Joe and his frequent collaborators Sheila Tucker, Q.C. (now Tucker J.)
and Alison Latimer spent years and thousands of hours pro bono on Gloria’s
file. It was a case that changed Canada forever and was international news.
Full of hubris, Joe, Sheila and Alison made their arguments knowing the
Supreme Court of Canada had already ruled in Rodriguez v. British Columbia
(Attorney General) against the remedy Gloria needed. Their boldness was
rewarded at trial by Madam Justice Lynn Smith and then every court after
her.
And that is just one of Joe’s stories.
Before meeting Joe, I had believed he was simply very smart. After meeting
Joe, I realized that he was indeed brilliant, and perhaps singularly brilliant.
But to build on his natural talents, Joe worked. And worked, and
worked, and worked and worked and worked.
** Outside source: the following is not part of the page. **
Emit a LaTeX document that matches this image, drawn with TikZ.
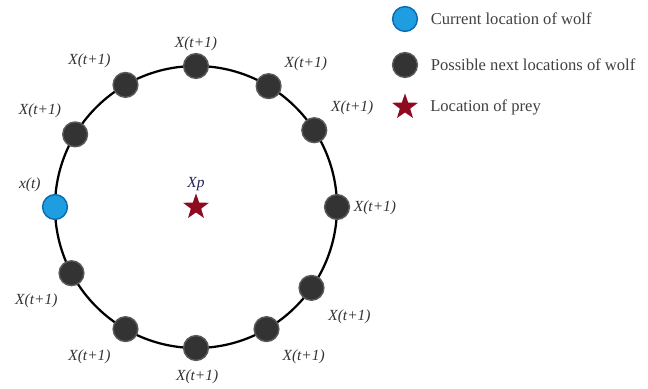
\documentclass[tikz,border=0pt]{standalone}
\usepackage{fontspec}
\setmainfont{Liberation Serif}
\usetikzlibrary{shapes.geometric,positioning}
\definecolor{wolfblue}{HTML}{1E9DE0}
\definecolor{wolfrim}{HTML}{0B6AAE}
\definecolor{dotgray}{HTML}{333333}
\definecolor{dotrim}{HTML}{5A5A5A}
\definecolor{preyred}{HTML}{8E0A1F}
\definecolor{labelgray}{HTML}{333333}
\definecolor{xpnavy}{HTML}{22225A}

\begin{document}
\begin{tikzpicture}[
    lbl/.style={font=\fontsize{11}{13}\selectfont\itshape, text=labelgray, inner sep=0pt},
    wolf/.style={circle, fill=wolfblue, draw=wolfrim, line width=1pt,
                 minimum size=0.62cm, inner sep=0pt},
    nextpos/.style={circle, fill=dotgray, draw=dotrim, line width=1pt,
                    minimum size=0.62cm, inner sep=0pt},
    prey/.style={star, star points=5, star point ratio=2.5, fill=preyred,
                 minimum size=0.68cm, inner sep=0pt},
    legtext/.style={font=\fontsize{11.8}{14}\selectfont, text=black!75, inner sep=0pt}
]
\useasboundingbox (0,0) rectangle (16.2,-9.7);
\coordinate (c) at (4.9,-5.175);
\draw[line width=1.6pt] (c) circle (3.525);

\node[nextpos] (p90) at ([shift={(90:3.525)}]c) {};
\node[lbl] at ([yshift=0.55cm]p90.center) {X(t+1)};
\node[nextpos] (p60) at ([shift={(59:3.525)}]c) {};
\node[lbl] at ([xshift=0.93cm,yshift=0.55cm]p60.center) {X(t+1)};
\node[nextpos] (p30) at ([shift={(33:3.525)}]c) {};
\node[lbl] at ([xshift=0.95cm,yshift=0.55cm]p30.center) {X(t+1)};
\node[nextpos] (p0) at ([shift={(0:3.525)}]c) {};
\node[lbl] at ([xshift=0.95cm,yshift=-0.03cm]p0.center) {X(t+1)};
\node[nextpos] (m35) at ([shift={(-35:3.525)}]c) {};
\node[lbl] at ([xshift=0.95cm,yshift=-0.72cm]m35.center) {X(t+1)};
\node[nextpos] (m60) at ([shift={(-60:3.525)}]c) {};
\node[lbl] at ([xshift=0.93cm,yshift=-0.7cm]m60.center) {X(t+1)};
\node[nextpos] (m90) at ([shift={(-90:3.525)}]c) {};
\node[lbl] at ([xshift=0.03cm,yshift=-0.72cm]m90.center) {X(t+1)};
\node[nextpos] (m120) at ([shift={(-120:3.525)}]c) {};
\node[lbl] at ([xshift=-0.9cm,yshift=-0.68cm]m120.center) {X(t+1)};
\node[nextpos] (m152) at ([shift={(-152:3.525)}]c) {};
\node[lbl] at ([xshift=-0.88cm,yshift=-0.7cm]m152.center) {X(t+1)};
\node[wolf] (cur) at ([shift={(180:3.525)}]c) {};
\node[lbl] at ([xshift=-0.63cm,yshift=0.55cm]cur.center) {x(t)};
\node[nextpos] (p150) at ([shift={(149:3.525)}]c) {};
\node[lbl] at ([xshift=-0.88cm,yshift=0.58cm]p150.center) {X(t+1)};
\node[nextpos] (p120) at ([shift={(120:3.525)}]c) {};
\node[lbl] at ([xshift=-0.9cm,yshift=0.6cm]p120.center) {X(t+1)};

\node[prey] (xp) at (c) {};
\node[lbl, text=xpnavy] at ([yshift=0.58cm]xp.center) {Xp};

\node[wolf] (lc) at (10.125,-0.475) {};
\node[legtext, right=0.31cm of lc] {Current location of wolf};
\node[nextpos] (ln) at (10.125,-1.625) {};
\node[legtext, right=0.31cm of ln] {Possible next locations of wolf};
\node[prey] (lp) at (10.125,-2.675) {};
\node[legtext, anchor=west] at ([xshift=0.625cm]lp.center) {Location of prey};
\end{tikzpicture}
\end{document}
As lawyers, we too often celebrate the benefits of overwork and ignore or
downplay the undeniable impacts of our excess on ourselves, our profession
and those closest to us. I will try not to perpetuate lawyers’ harmful
professional mythology. But it would be wrong not to recognize in this
memorial of sorts for Joe the reality that, in a profession that struggles with
workaholism, Joe was famous for working a lot.
While in hindsight we can pause to wonder if we might have had Joe
with us longer if we had suggested he slow down, the question has no traction
in reality. And reality is exclusively where Joe worked. How could any
of us cast doubt on Joe’s unapologetic life of overwork given what he
accomplished?
Joe’s efforts changed the lives of countless people for the better: Indigenous,
gay and lesbian, terminally ill, racially marginalized, those in desperate
circumstances. His work inspired other lawyers, law students and
Canadians. Thousands of cases cite the cases he litigated. The ripples of
stare decisis mean his work for people clinging on to the fringes will persist
and spread for generations.
If Joe had not been involved, or if he had not worked as hard as he had,
Canada’s Charter era of jurisprudence could have been very different. Joe
did not work to impact jurisprudence for law students to appreciate.
Instead, Joe selflessly gave his life to people pushed to the edges of society.